At the tables, representatives from your organization will be stationed to talk about your programs, your organization, and your connection to the Alliance.
Please fill in the details below for your proposed activation table and additional notes you can share with guests of the MOSAIC Gala. Feel free to share any other details about your programming and organization!
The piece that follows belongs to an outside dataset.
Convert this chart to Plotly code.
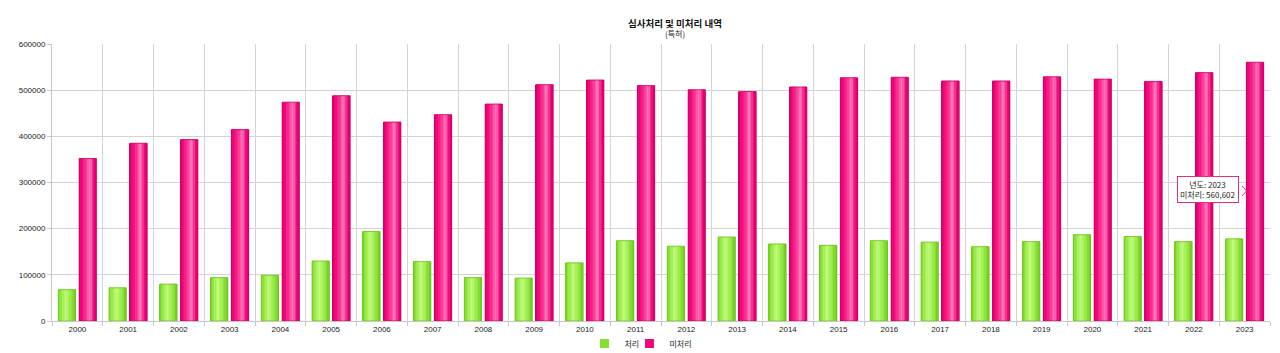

COMPLETE THIS INFORMATION:
Primary Contact(s) Name, Email:
Representatives at Table:
How it is connected to the Chicago Cultural Alliance:
In partnership with We Will Chicago, the Alliance staff will be hosting two virtual discussion sessions in May to hear your opinions on the city’s arts and culture infrastructure, support, and access to resources. The first discussion will take place on Friday, May 6 at 4:00pm, directly after our Virtual Town Hall, and the second will take place on Friday, May 20 at 3:00pm. You are invited to participate in either session, or both. A representative from the Driehaus Foundation will also attend these sessions to hear your concerns.
Core Members can receive $100 for their organization for participating in at least one of these sessions. We will randomly choose ten attendees from either session and notify the winners on May 23. The $100 stipends will be mailed as a check from the CCA.
Your valuable insights as cultural professionals can help shape the city’s priorities. We hope you will join us and share your thoughts with us and with We Will Chicago!
Friday, May 6
4:00pm-5:00pm (directly after the Virtual Town Hall) Focus of this discussion:
How can we foster a resilient creative sector that embraces and supports a diverse and varied creative workforce, recognizing that past support has not always been equitable?
How can we reimagine the traditional means of support for arts and culture to realize a healthy and sustainable level of investment that is equitably allocated and driven by community?
How can we ensure that all Chicago communities can participate in, have access to, and benefit from the ability of arts and culture to build social capital, bridge divides, and provide healing?